Why Every Engineer Should Understand Containers (Even If You Never Write a Dockerfile)

I used to think containers were a DevOps thing. Something that the infrastructure team handled while the rest of us focused on writing actual code. Then I spent a year at Lululemon containerizing over ten applications, and my entire mental model of how software works changed.

Now I think every engineer - frontend, backend, data, ML, even product-focused engineers - should have a working understanding of what containers are and why they exist. Not to become a Docker expert. But because the concept changes how you think about building and shipping software.

The problem containers solved

Before containers became mainstream, deploying software meant dealing with the “works on my machine” problem constantly. Your application would run fine on your laptop, fail on the staging server because the Python version was different, and behave unexpectedly in production because a system library had been updated somewhere along the way.

Containers solve this by packaging not just your code, but everything your code needs to run - the runtime, the dependencies, the configuration - into a single, portable unit.

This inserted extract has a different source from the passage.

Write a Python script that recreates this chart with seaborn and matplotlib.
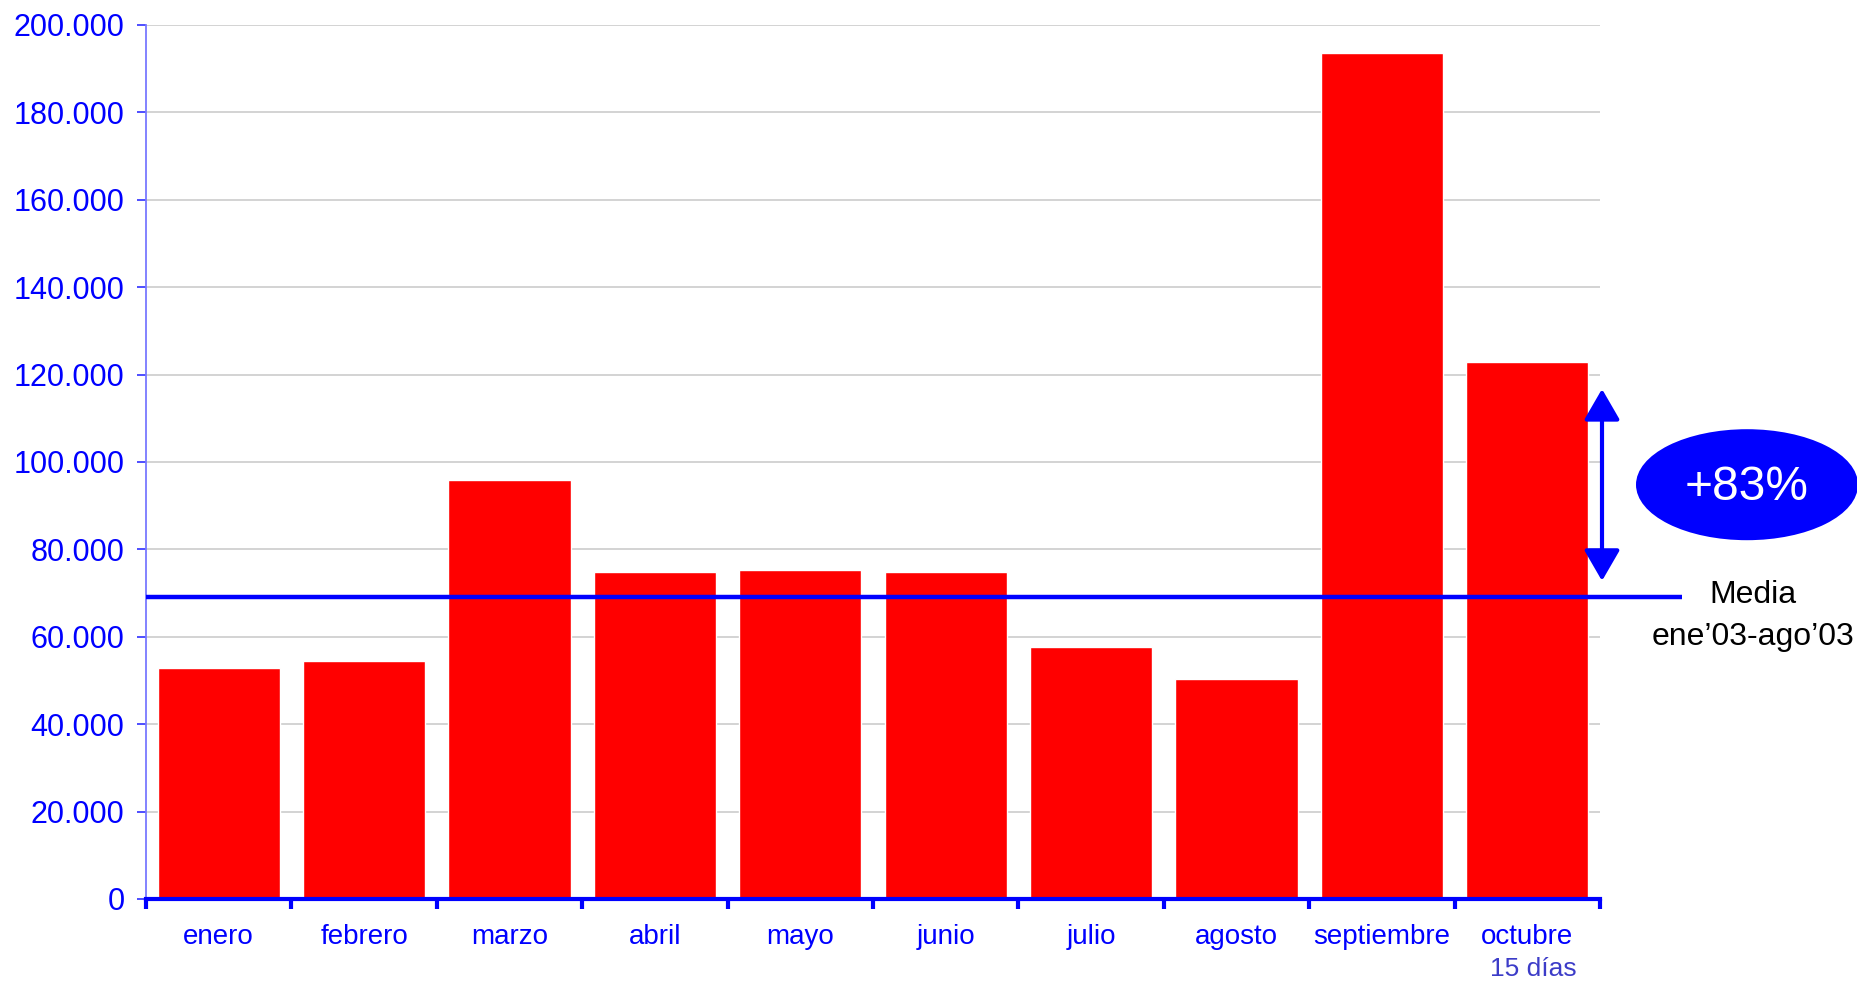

That unit runs the same way on your laptop, on a staging server, and in production on Azure or AWS. The environment travels with the code.

A container is not just a deployment artifact. It’s a promise: this software will behave the same way, everywhere it runs.

Why this matters even if you never touch infrastructure

You write more reliable software

When you understand that your code will run inside a container with a fixed, known environment, you start writing code differently. You stop making assumptions about what’s installed on the host. You think more carefully about environment variables and configuration. Your code becomes more portable and more predictable by default.

You debug faster

One of the most frustrating debugging experiences in engineering is the environment-specific bug - something that fails in production but not locally, and you can’t figure out why. When you understand containers, you can actually reproduce the production environment locally and debug the real issue instead of guessing.

AI and ML workflows are increasingly containerized

If you’re building anything with machine learning or AI - model training, inference serving, data pipelines - containers are not optional. They’re the standard way these workloads are packaged and deployed. If you’re touching this space and don’t understand containers, you have a real gap — and it shows up as a very concrete line item in your cloud bill.

The things that actually clicked for me

• Containers are not virtual machines - they share the host OS kernel, which makes them lightweight and fast to start
• Docker is a tool for building and running containers; it’s not the only one, but it’s the most common starting point
• A Dockerfile is just a recipe for building a container image - it’s more readable than it looks at first glance
• Container images are layered - each instruction in a Dockerfile adds a layer, which is why understanding caching matters for build speed
• Container orchestration (Kubernetes, ECS, etc.) is a separate concern from containers themselves - you don’t need both to get started

Where to start if you want to actually learn this

Don’t start with Kubernetes. Don’t start with a tutorial. Start by taking a project you already know - a simple web app or a script - and writing a Dockerfile for it. Get it running locally in Docker. Then try running it somewhere else. That concrete experience will do more than hours of reading.

A minimal, realistic Dockerfile for a Python service looks like this — short enough to fit on a napkin, and 90% of what you’ll write for years:

# Small base. Pin the version — don't chase "latest".
FROM python:3.12-slim

# Don't run as root in production.
RUN adduser --disabled-password --gecos "" app
WORKDIR /app

# Install deps first so Docker can cache this layer across rebuilds.
COPY requirements.txt .
RUN pip install --no-cache-dir -r requirements.txt

# Then copy the code. Changes here don't invalidate the layer above.
COPY . .

USER app
EXPOSE 8000
CMD ["uvicorn", "main:app", "--host", "0.0.0.0", "--port", "8000"]

The order of those instructions is not decorative — it’s the whole reason rebuilds are fast. Deps change rarely; code changes constantly. Put the slow stuff high up in the file.